▶ **GIVEN PROBLEM**
Copy out the listing in full, exactly as written, but not its pictures.

▶ **DATASET CONTENT**
--------

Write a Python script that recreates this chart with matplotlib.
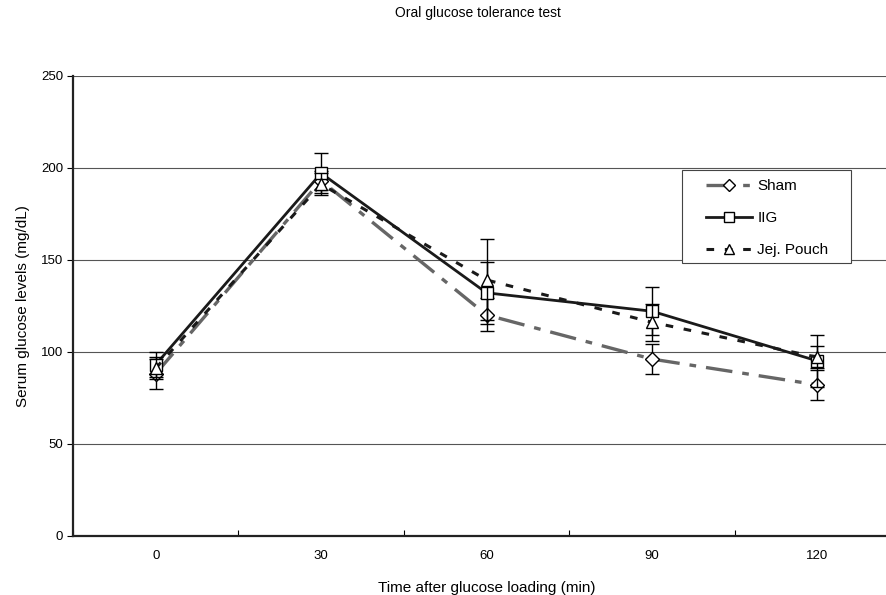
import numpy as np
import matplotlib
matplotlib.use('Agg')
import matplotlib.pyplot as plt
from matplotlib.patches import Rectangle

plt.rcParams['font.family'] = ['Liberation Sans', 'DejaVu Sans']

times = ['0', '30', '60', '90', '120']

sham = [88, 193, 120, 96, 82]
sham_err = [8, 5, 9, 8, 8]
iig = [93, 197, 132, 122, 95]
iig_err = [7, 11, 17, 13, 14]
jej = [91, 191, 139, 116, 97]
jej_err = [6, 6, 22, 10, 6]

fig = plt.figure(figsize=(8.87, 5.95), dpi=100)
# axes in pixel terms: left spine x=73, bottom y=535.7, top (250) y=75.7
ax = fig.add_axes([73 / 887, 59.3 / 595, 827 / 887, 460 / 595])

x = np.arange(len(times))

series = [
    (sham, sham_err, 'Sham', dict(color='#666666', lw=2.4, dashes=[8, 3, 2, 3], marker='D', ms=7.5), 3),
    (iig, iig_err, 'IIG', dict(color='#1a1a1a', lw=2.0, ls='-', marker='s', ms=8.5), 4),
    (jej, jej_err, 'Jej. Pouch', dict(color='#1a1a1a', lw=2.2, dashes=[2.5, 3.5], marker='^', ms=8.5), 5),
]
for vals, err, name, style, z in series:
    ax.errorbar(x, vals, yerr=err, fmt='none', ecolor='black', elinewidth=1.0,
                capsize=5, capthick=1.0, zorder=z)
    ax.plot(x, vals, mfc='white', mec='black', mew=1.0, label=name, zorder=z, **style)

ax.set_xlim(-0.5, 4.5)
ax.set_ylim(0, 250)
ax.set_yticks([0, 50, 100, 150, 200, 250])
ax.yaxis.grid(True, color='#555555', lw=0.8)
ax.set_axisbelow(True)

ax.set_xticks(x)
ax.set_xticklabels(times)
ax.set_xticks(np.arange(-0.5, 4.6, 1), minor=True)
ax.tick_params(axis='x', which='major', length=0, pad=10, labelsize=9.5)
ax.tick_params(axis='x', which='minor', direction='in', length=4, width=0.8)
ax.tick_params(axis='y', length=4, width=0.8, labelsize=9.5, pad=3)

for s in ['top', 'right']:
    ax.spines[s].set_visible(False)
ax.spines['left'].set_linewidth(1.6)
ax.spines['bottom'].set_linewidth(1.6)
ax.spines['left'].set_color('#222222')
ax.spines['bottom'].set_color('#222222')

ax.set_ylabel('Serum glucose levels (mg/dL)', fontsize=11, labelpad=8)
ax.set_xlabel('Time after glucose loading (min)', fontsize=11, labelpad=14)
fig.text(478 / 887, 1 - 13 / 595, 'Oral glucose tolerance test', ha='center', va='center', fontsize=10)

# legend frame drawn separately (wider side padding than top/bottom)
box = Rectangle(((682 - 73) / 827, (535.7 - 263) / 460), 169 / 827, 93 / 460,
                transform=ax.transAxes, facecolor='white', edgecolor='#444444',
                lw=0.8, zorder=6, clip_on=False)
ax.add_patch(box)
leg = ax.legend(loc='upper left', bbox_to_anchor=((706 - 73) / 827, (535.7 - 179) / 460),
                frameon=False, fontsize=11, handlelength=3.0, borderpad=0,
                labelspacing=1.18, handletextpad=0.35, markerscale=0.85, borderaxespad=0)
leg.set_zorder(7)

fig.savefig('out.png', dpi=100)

--------

▶ **CORRECT OUTPUT**
Write a Python script that recreates this chart with matplotlib.
import numpy as np
import matplotlib
matplotlib.use('Agg')
import matplotlib.pyplot as plt
from matplotlib.patches import Rectangle

plt.rcParams['font.family'] = ['Liberation Sans', 'DejaVu Sans']

times = ['0', '30', '60', '90', '120']

sham = [88, 193, 120, 96, 82]
sham_err = [8, 5, 9, 8, 8]
iig = [93, 197, 132, 122, 95]
iig_err = [7, 11, 17, 13, 14]
jej = [91, 191, 139, 116, 97]
jej_err = [6, 6, 22, 10, 6]

fig = plt.figure(figsize=(8.87, 5.95), dpi=100)
# axes in pixel terms: left spine x=73, bottom y=535.7, top (250) y=75.7
ax = fig.add_axes([73 / 887, 59.3 / 595, 827 / 887, 460 / 595])

x = np.arange(len(times))

series = [
    (sham, sham_err, 'Sham', dict(color='#666666', lw=2.4, dashes=[8, 3, 2, 3], marker='D', ms=7.5), 3),
    (iig, iig_err, 'IIG', dict(color='#1a1a1a', lw=2.0, ls='-', marker='s', ms=8.5), 4),
    (jej, jej_err, 'Jej. Pouch', dict(color='#1a1a1a', lw=2.2, dashes=[2.5, 3.5], marker='^', ms=8.5), 5),
]
for vals, err, name, style, z in series:
    ax.errorbar(x, vals, yerr=err, fmt='none', ecolor='black', elinewidth=1.0,
                capsize=5, capthick=1.0, zorder=z)
    ax.plot(x, vals, mfc='white', mec='black', mew=1.0, label=name, zorder=z, **style)

ax.set_xlim(-0.5, 4.5)
ax.set_ylim(0, 250)
ax.set_yticks([0, 50, 100, 150, 200, 250])
ax.yaxis.grid(True, color='#555555', lw=0.8)
ax.set_axisbelow(True)

ax.set_xticks(x)
ax.set_xticklabels(times)
ax.set_xticks(np.arange(-0.5, 4.6, 1), minor=True)
ax.tick_params(axis='x', which='major', length=0, pad=10, labelsize=9.5)
ax.tick_params(axis='x', which='minor', direction='in', length=4, width=0.8)
ax.tick_params(axis='y', length=4, width=0.8, labelsize=9.5, pad=3)

for s in ['top', 'right']:
    ax.spines[s].set_visible(False)
ax.spines['left'].set_linewidth(1.6)
ax.spines['bottom'].set_linewidth(1.6)
ax.spines['left'].set_color('#222222')
ax.spines['bottom'].set_color('#222222')

ax.set_ylabel('Serum glucose levels (mg/dL)', fontsize=11, labelpad=8)
ax.set_xlabel('Time after glucose loading (min)', fontsize=11, labelpad=14)
fig.text(478 / 887, 1 - 13 / 595, 'Oral glucose tolerance test', ha='center', va='center', fontsize=10)

# legend frame drawn separately (wider side padding than top/bottom)
box = Rectangle(((682 - 73) / 827, (535.7 - 263) / 460), 169 / 827, 93 / 460,
                transform=ax.transAxes, facecolor='white', edgecolor='#444444',
                lw=0.8, zorder=6, clip_on=False)
ax.add_patch(box)
leg = ax.legend(loc='upper left', bbox_to_anchor=((706 - 73) / 827, (535.7 - 179) / 460),
                frameon=False, fontsize=11, handlelength=3.0, borderpad=0,
                labelspacing=1.18, handletextpad=0.35, markerscale=0.85, borderaxespad=0)
leg.set_zorder(7)

fig.savefig('out.png', dpi=100)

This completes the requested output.